— Collected material —
※ ※ ※
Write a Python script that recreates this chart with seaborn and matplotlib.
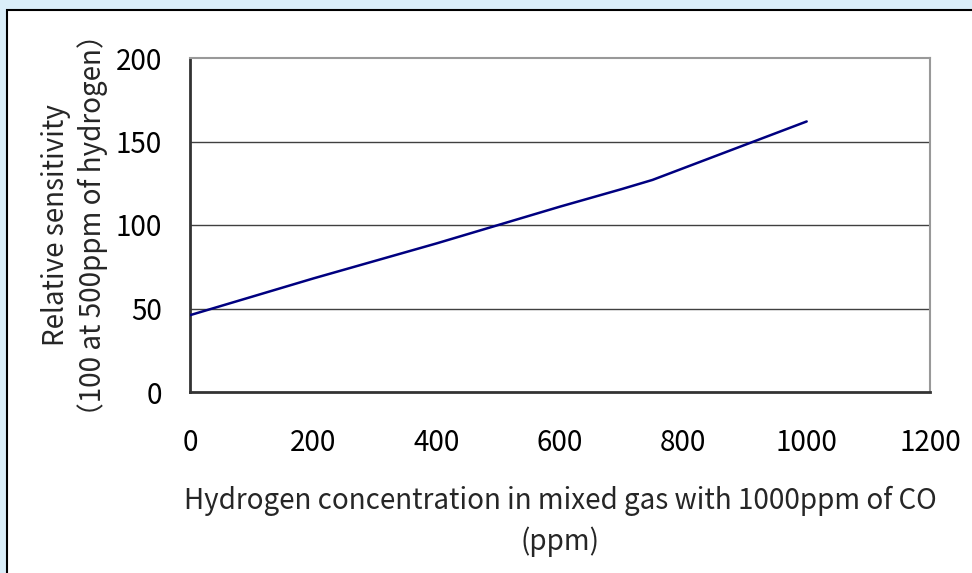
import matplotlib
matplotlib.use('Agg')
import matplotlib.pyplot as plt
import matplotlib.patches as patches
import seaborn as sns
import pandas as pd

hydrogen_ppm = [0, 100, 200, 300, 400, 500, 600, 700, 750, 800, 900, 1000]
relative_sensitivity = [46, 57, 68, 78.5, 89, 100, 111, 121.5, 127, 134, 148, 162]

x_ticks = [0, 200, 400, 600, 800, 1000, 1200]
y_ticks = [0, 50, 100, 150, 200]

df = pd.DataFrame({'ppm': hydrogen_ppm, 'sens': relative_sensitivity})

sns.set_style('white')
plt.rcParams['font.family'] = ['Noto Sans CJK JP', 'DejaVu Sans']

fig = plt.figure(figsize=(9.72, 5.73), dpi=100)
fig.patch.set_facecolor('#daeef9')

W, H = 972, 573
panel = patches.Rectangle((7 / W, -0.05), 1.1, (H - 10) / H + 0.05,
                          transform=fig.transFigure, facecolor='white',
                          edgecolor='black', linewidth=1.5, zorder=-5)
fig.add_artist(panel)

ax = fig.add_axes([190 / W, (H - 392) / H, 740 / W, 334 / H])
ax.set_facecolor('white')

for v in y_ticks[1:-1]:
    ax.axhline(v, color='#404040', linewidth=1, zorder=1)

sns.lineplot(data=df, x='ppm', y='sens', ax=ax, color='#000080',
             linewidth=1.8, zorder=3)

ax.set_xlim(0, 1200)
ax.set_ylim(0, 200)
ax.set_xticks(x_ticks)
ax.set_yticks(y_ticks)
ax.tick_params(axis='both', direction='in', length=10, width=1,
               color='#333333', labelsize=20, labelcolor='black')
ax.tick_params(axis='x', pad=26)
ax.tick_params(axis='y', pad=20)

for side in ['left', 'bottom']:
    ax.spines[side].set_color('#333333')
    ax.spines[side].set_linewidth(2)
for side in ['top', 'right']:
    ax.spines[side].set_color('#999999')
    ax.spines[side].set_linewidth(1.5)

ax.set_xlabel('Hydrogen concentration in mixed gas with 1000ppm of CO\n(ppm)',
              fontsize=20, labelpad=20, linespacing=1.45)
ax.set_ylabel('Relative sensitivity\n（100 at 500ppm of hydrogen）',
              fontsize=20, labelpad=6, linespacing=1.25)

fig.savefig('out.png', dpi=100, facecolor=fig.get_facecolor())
※ ※ ※
— Do this —
Write out the full listing verbatim, excluding its pictures.

— Solution to this task —
Write a Python script that recreates this chart with seaborn and matplotlib.
import matplotlib
matplotlib.use('Agg')
import matplotlib.pyplot as plt
import matplotlib.patches as patches
import seaborn as sns
import pandas as pd

hydrogen_ppm = [0, 100, 200, 300, 400, 500, 600, 700, 750, 800, 900, 1000]
relative_sensitivity = [46, 57, 68, 78.5, 89, 100, 111, 121.5, 127, 134, 148, 162]

x_ticks = [0, 200, 400, 600, 800, 1000, 1200]
y_ticks = [0, 50, 100, 150, 200]

df = pd.DataFrame({'ppm': hydrogen_ppm, 'sens': relative_sensitivity})

sns.set_style('white')
plt.rcParams['font.family'] = ['Noto Sans CJK JP', 'DejaVu Sans']

fig = plt.figure(figsize=(9.72, 5.73), dpi=100)
fig.patch.set_facecolor('#daeef9')

W, H = 972, 573
panel = patches.Rectangle((7 / W, -0.05), 1.1, (H - 10) / H + 0.05,
                          transform=fig.transFigure, facecolor='white',
                          edgecolor='black', linewidth=1.5, zorder=-5)
fig.add_artist(panel)

ax = fig.add_axes([190 / W, (H - 392) / H, 740 / W, 334 / H])
ax.set_facecolor('white')

for v in y_ticks[1:-1]:
    ax.axhline(v, color='#404040', linewidth=1, zorder=1)

sns.lineplot(data=df, x='ppm', y='sens', ax=ax, color='#000080',
             linewidth=1.8, zorder=3)

ax.set_xlim(0, 1200)
ax.set_ylim(0, 200)
ax.set_xticks(x_ticks)
ax.set_yticks(y_ticks)
ax.tick_params(axis='both', direction='in', length=10, width=1,
               color='#333333', labelsize=20, labelcolor='black')
ax.tick_params(axis='x', pad=26)
ax.tick_params(axis='y', pad=20)

for side in ['left', 'bottom']:
    ax.spines[side].set_color('#333333')
    ax.spines[side].set_linewidth(2)
for side in ['top', 'right']:
    ax.spines[side].set_color('#999999')
    ax.spines[side].set_linewidth(1.5)

ax.set_xlabel('Hydrogen concentration in mixed gas with 1000ppm of CO\n(ppm)',
              fontsize=20, labelpad=20, linespacing=1.45)
ax.set_ylabel('Relative sensitivity\n（100 at 500ppm of hydrogen）',
              fontsize=20, labelpad=6, linespacing=1.25)

fig.savefig('out.png', dpi=100, facecolor=fig.get_facecolor())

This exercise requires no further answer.